This month, the U.S. Department of Labor (DOL) released guidance on paying tipped employees and those with dual jobs under the 80/20 rule. The guidance provides information on applying provisions under the Fair Labor Standards Act (FLSA) to tipped employees and those that perform dual jobs for the same employer. It also explains when an employer may claim a tip credit towards its minimum wage obligations. Legislation regarding tipped workers and related enforcement has been a focus of the DOL under the Biden Administration. Late last year, a federal court ordered a Pennsylvania restaurant to pay more than $1.35 million in back wages for illegal tip pooling.

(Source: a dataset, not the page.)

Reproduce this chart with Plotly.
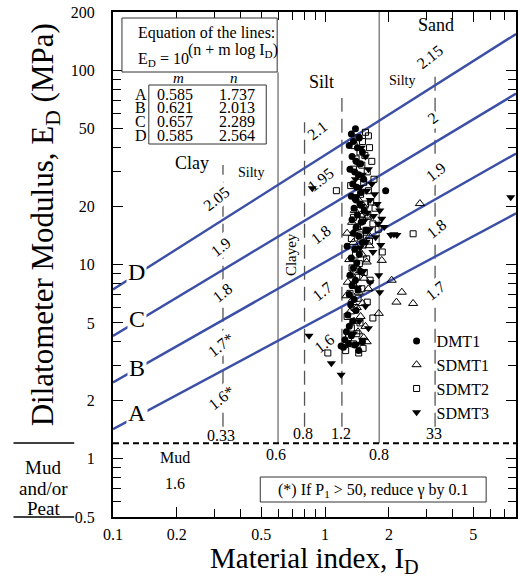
import plotly.graph_objects as go
import numpy as np

FONT = "Liberation Serif"

# ---- equation lines (E_D in bar -> MPa by n-1) ----
line_names = ["A", "B", "C", "D"]
table_m = ["0.585", "0.621", "0.657", "0.585"]
table_n = ["1.737", "2.013", "2.289", "2.564"]
line_m = [0.585, 0.621, 0.657, 0.693]   # slope as drawn in the figure
line_n = [1.737, 2.013, 2.289, 2.564]

# ---- zone boundaries ----
solid_x = [0.6, 1.8]
solid_top = [98, 200]
dash_x = [0.33, 0.8, 1.2, 3.3]
dash_top = [32.6, 54, 72, 98]
dash_bottom = 1.46
mud_limit = 1.2

# ---- data ----
dmt1_id = [1.39,1.33,1.45,1.36,1.30,1.42,1.50,1.34,1.40,1.47,1.31,1.38,1.44,1.52,1.35,1.41,1.93,1.48,1.33,1.40,
           1.46,1.37,1.53,1.42,1.34,1.48,1.40,1.56,1.36,1.44,1.27,1.50,1.38,1.45,1.33,1.41,1.36,1.47,1.31,1.39,
           1.34,1.43,1.30,1.37,1.32,1.40,1.28,1.35,1.30,1.26,1.33,1.24,1.29,1.22,1.38,1.44,1.50,1.19]
dmt1_ed = [50,47,45,43,41,40,38,36,34,33,31,30,29,27.5,26,25,24,23.5,22.5,21.5,
           20.5,19.5,19,18,17,16.5,15.5,15,14.5,14,12.4,13,12,11.3,10.8,10.2,9.6,9.2,8.8,8.3,
           7.8,7.4,7.0,6.6,6.2,5.8,5.5,5.1,4.8,4.5,4.3,4.1,3.9,3.75,3.85,3.6,4.0,3.8]

sdmt1_id = [1.44,1.52,1.38,1.47,1.58,1.34,1.27,1.42,1.55,1.48,1.36,1.62,1.43,1.50,1.30,1.57,1.40,1.46,1.33,1.53,
            1.28,1.38,1.60,1.44,1.26,1.35,1.50,1.41,1.31,1.47,1.37,1.55,1.43,1.52,1.57,
            2.06,2.30,2.17,2.60,1.79,2.80,1.85,1.62]
sdmt1_ed = [21.5,20,19,18,17.5,16.5,14.5,15.5,14.5,13.5,13,12.5,12,11.2,10.6,10.3,9.8,9.3,8.9,8.5,
            8.1,7.7,7.5,7.2,6.9,6.6,6.3,6.0,5.7,5.4,5.1,4.8,4.5,4.2,4.0,
            8.3,7.2,6.4,6.3,5.6,20.6,10.5,14.0]

sdmt2_id = [1.55,1.60,1.43,1.50,1.37,1.62,1.46,1.54,1.40,1.66,1.49,1.36,1.58,1.44,1.70,1.52,1.32,1.13,1.60,1.47,
            1.39,1.64,1.55,1.72,1.45,1.59,1.36,1.50,1.68,1.42,1.56,1.78,2.60,1.47,1.33,1.62,1.51,1.86,1.39,1.57,
            1.45,1.34,1.53,1.41,1.63,1.36,1.49,1.31,1.43,1.58,1.68,1.37,1.27,1.46,1.33,1.41,1.29,1.36,1.51,1.03,1.44,1.25]
sdmt2_ed = [48,46,45,43,41,40,38,36.5,35,34,32.5,31,30,28.5,27.5,26.5,25.5,24,24,23,
            22,21,20.5,19.5,19,18,17.5,16.8,16.2,15.6,15,15.2,14.4,14.2,13.6,13.2,12.6,11.6,11.2,10.7,
            10.1,9.6,9.1,8.6,8.3,7.9,7.5,7.1,6.7,6.4,5.3,6.0,5.4,5.0,4.7,4.4,4.2,3.9,3.7,3.5,3.5,3.6]

sdmt3_id = [1.48,1.55,1.43,1.60,1.50,1.39,1.66,1.46,0.87,1.57,1.71,1.41,1.63,1.76,1.49,1.81,1.58,1.69,1.85,1.53,
            1.78,1.90,1.62,2.04,2.11,2.18,1.73,1.56,1.83,1.46,1.68,1.79,1.81,1.51,1.63,1.42,1.55,1.45,1.60,1.36,
            1.50,1.42,0.84,1.07,1.19,7.5]
sdmt3_ed = [40,36,33,31,29,27.5,26,25,24.7,24,23,22.5,21.5,20.5,20,19,18.5,17.8,17.2,16.8,
            16.2,15.6,15.2,14.2,14.3,14.2,13.8,13.1,12.6,12.2,11.6,8.8,7.2,9.2,8.1,7.6,6.1,5.1,4.7,4.4,
            4.1,3.9,4.3,3.1,2.7,22.2]

# ---- text labels ----
x_ticks = [0.1, 0.2, 0.5, 1, 2, 5]
y_ticks = [0.5, 1, 2, 5, 10, 20, 50, 100, 200]
gamma_clay = ["2.05", "1.9", "1.8", "1.7*", "1.6*"]
gamma_silt = ["2.1", "1.95", "1.8", "1.7", "1.6"]
gamma_sand = ["2.15", "2", "1.9", "1.8", "1.7"]

X0, X1 = 0.1, 10 ** 0.9
L, R, T, B = 113, 2, 12, 60
W, H = 520, 577
PW, PH = W - L - R, H - T - B


def px(xp):
    return (xp - L) / PW


def py(yp):
    return (T + PH - yp) / PH


fig = go.Figure()

# zone boundaries
for xv, top in zip(solid_x, solid_top):
    fig.add_trace(go.Scatter(x=[xv, xv], y=[mud_limit, top], mode="lines",
                             line=dict(color="#8a8a8a", width=1.6), showlegend=False, hoverinfo="skip"))
for xv, top in zip(dash_x, dash_top):
    fig.add_trace(go.Scatter(x=[xv, xv], y=[dash_bottom, top], mode="lines",
                             line=dict(color="#555555", width=1.3, dash="14px,7px"),
                             showlegend=False, hoverinfo="skip"))
fig.add_trace(go.Scatter(x=[X0, X1], y=[mud_limit, mud_limit], mode="lines",
                         line=dict(color="black", width=2, dash="6px,4px"), showlegend=False, hoverinfo="skip"))

# equation lines
for name, m, n in zip(line_names, line_m, line_n):
    xs = np.array([X0, X1])
    ys = 10 ** (n - 1 + m * np.log10(xs))
    fig.add_trace(go.Scatter(x=xs, y=ys, mode="lines", line=dict(color="#3b4fa6", width=2.4),
                             showlegend=False, hoverinfo="skip"))

# data
fig.add_trace(go.Scatter(x=dmt1_id, y=dmt1_ed, mode="markers", name="DMT1",
                         marker=dict(symbol="circle", size=7, color="black")))
fig.add_trace(go.Scatter(x=sdmt1_id, y=sdmt1_ed, mode="markers", name="SDMT1",
                         marker=dict(symbol="triangle-up-open", size=8, color="black", line=dict(width=1))))
fig.add_trace(go.Scatter(x=sdmt2_id, y=sdmt2_ed, mode="markers", name="SDMT2",
                         marker=dict(symbol="square-open", size=6, color="black", line=dict(width=1))))
fig.add_trace(go.Scatter(x=sdmt3_id, y=sdmt3_ed, mode="markers", name="SDMT3",
                         marker=dict(symbol="triangle-down", size=8, color="black")))

ann = []


def txt(s, xp, yp, size, angle=0, bg=None, xanchor="center", yanchor="middle", italic=False):
    d = dict(text=s, x=px(xp), y=py(yp), xref="paper", yref="paper", showarrow=False,
             font=dict(family=FONT, size=size, color="black", style="italic" if italic else "normal"),
             textangle=angle, xanchor=xanchor, yanchor=yanchor)
    if bg:
        d["bgcolor"] = bg
        d["borderpad"] = 1
    ann.append(d)


# equation box text
txt("Equation of the lines:", 136, 33, 16, xanchor="left")
txt("E<sub>D</sub> = 10", 136, 60, 16, xanchor="left")
txt("(n + m log I<sub>D</sub>)", 186, 51, 16, xanchor="left")
txt("m", 179, 78, 15, italic=True)
txt("n", 235, 78, 15, italic=True)
for i, (nm, mv, nv) in enumerate(zip(line_names, table_m, table_n)):
    yy = 94 + i * 13.7
    txt(nm, 141, yy, 16)
    txt(mv, 155, yy, 16, xanchor="left")
    txt(nv, 218, yy, 16, xanchor="left")

# line letters
for nm, yy in zip(["D", "C", "B", "A"], [272, 319, 368, 413]):
    txt(nm, 137, yy, 24, bg="white")

# zone names
txt("Clay", 192, 163, 18)
txt("Silty", 252, 173, 14)
txt("Silt", 323, 82, 18)
txt("Sand", 438, 25, 18)
txt("Silty", 403, 80, 14)
txt("Clayey", 292, 255, 15, angle=-90)
txt("Mud", 175, 457, 16)
txt("1.6", 175, 484, 16)

# gamma labels
for s, (xx, yy) in zip(gamma_clay, [(217, 198), (222, 247), (223, 292), (222, 345), (222, 397)]):
    txt(s, xx, yy, 16, angle=-38, bg="white")
for s, (xx, yy) in zip(gamma_silt, [(318, 130), (322, 180), (322, 235), (323, 291), (325, 343)]):
    txt(s, xx, yy, 16, angle=-38)
for s, (xx, yy) in zip(gamma_sand, [(432, 57), (435, 118), (438, 172), (438, 228), (437, 290)]):
    txt(s, xx, yy, 16, angle=-38, bg="white")

# boundary values
txt("0.33", 222, 435, 16)
txt("0.8", 304, 433, 16)
txt("1.2", 342, 433, 16)
txt("33", 436, 433, 16)
txt("0.6", 277, 454, 16)
txt("0.8", 380, 454, 16)

# footnote
txt("(*) If P<sub>1</sub> > 50, reduce γ by 0.1", 375, 490, 16)

# axis titles & mud label
txt("Dilatometer Modulus, E<sub>D</sub> (MPa)", 45, 225, 31, angle=-90)
txt("Material index, I<sub>D</sub>", 315, 560, 29)
txt("Mud", 43, 467, 19)
txt("and/or", 43, 488, 19)
txt("Peat", 43, 508, 19)

shapes = [
    dict(type="rect", xref="paper", yref="paper", x0=px(122), x1=px(278), y0=py(18), y1=py(72),
         line=dict(color="#333", width=1), fillcolor="white", layer="above"),
    dict(type="rect", xref="paper", yref="paper", x0=px(149), x1=px(267), y0=py(85), y1=py(144),
         line=dict(color="#333", width=1), fillcolor="rgba(0,0,0,0)", layer="above"),
    dict(type="rect", xref="paper", yref="paper", x0=px(261), x1=px(488), y0=py(477), y1=py(502),
         line=dict(color="#333", width=1), fillcolor="white", layer="above"),
    dict(type="line", xref="paper", yref="paper", x0=px(13), x1=px(74), y0=py(443), y1=py(443),
         line=dict(color="black", width=1.5)),
    dict(type="line", xref="paper", yref="paper", x0=px(13), x1=px(74), y0=py(517), y1=py(517),
         line=dict(color="black", width=1.5)),
]


def minor_ticks(lo_dec, hi_dec, vmin, vmax, major):
    vals = []
    for d in range(lo_dec, hi_dec + 1):
        for k in range(1, 10):
            v = round(k * 10 ** d, 6)
            if vmin - 1e-9 <= v <= vmax + 1e-9 and v not in major:
                vals.append(v)
    return vals


xminor = minor_ticks(-1, 0, 0.1, X1, x_ticks)
yminor = minor_ticks(-1, 2, 0.5, 200, y_ticks)

axis_common = dict(type="log", showgrid=False, zeroline=False, showline=True, linecolor="black",
                   linewidth=2, mirror="allticks", ticks="inside", ticklen=10, tickwidth=1.3,
                   tickcolor="black", tickfont=dict(family=FONT, size=16, color="black"))

fig.update_layout(
    width=W, height=H, margin=dict(l=L, r=R, t=T, b=B),
    paper_bgcolor="white", plot_bgcolor="white",
    xaxis=dict(range=[-1, 0.9], tickvals=x_ticks, ticktext=["%g" % v for v in x_ticks],
               ticklabelstandoff=2,
               minor=dict(tickvals=xminor, ticks="inside", ticklen=8, tickwidth=1.2, tickcolor="black",
                          showgrid=False),
               **axis_common),
    yaxis=dict(range=[np.log10(0.5), np.log10(200)], tickvals=y_ticks, ticktext=["%g" % v for v in y_ticks],
               ticklabelstandoff=13,
               minor=dict(tickvals=yminor, ticks="inside", ticklen=8, tickwidth=1.2, tickcolor="black",
                          showgrid=False),
               **axis_common),
    legend=dict(x=px(398), y=py(324), xanchor="left", yanchor="top", bgcolor="rgba(0,0,0,0)",
                font=dict(family=FONT, size=16, color="black"), tracegroupgap=0),
    annotations=ann, shapes=shapes,
)

fig.write_html("out.html")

Background of the 80/20 Rule for Tipped Employees
One of the most crucial employment laws all businesses must know, the FLSA establishes minimum wage, overtime pay, proper recordkeeping, and child labor standards affecting full-time and part-time workers. Section 3(t) of the FLSA defines a “tipped employee” as “any employee engaged in an occupation in which he customarily and regularly receives more than $30 a month in tips.” However, employees in tipped occupations do not always perform duties that directly produce tips. Such non-tipped but directly supporting duties may include cleaning tables, making coffee, or washing dishes. Under the 80/20 rule, an employer may only take a tip credit in certain situations. Those situations include:
- if a tipped employee is performing tip-producing work or
- the tipped employee is performing work that supports tip-producing work (as long as the tipped worker does not spend a substantial amount of time doing such work).
In addition, the rule defines a substantial amount of time as:
- More than 20 percent of the hours worked during the employee’s workweek; or
- A continuous period of time that exceeds 30 minutes.
In other words, a tipped employee must engage in tip-producing work 80% of the time for an employer to claim a tip credit.
Guidance on Paying Tipped Employees Under the FLSA
The DOL’s new guidance (Fact Sheet 15 and Fact Sheet 15A) reiterates the agency’s 2021 guidance on paying tipped employees under the FLSA. Namely, an employer must pay a tipped employee performing tip-producing work at least $2.13 per hour. The amount claimed as a tip credit cannot exceed $5.12 (the difference between $2.13 and the current minimum wage of $7.25). Furthermore, the tip credit cannot exceed the amount of tips the employee receives. Additionally, the guidance provides employers with examples of paying tipped employees under the 80/20 rule. Employers should consider the following example:
- An employee that works 30 hours a week (five hours a day; six days a week) performs non-tipped directly supporting work for no more than 30 continuous minutes, totaling nine hours per week – the nine hours of non-tipped directly supporting work is more than 20% of that part of the workweek (20% of 30 hours = six hours). Therefore, the employer must pay the employee minimum wage for three hours (the difference) and take a tip credit for 27 hours of the employee’s 30-hour workweek.
Employers may view other examples for paying tipped employees on the DOL’s Tips Dual Jobs: Definitions and Examples resource page. In addition, employers may benefit from utilizing point-of-sale or other digital systems to track when employers are performing tipped work or non-tipped directly supporting work.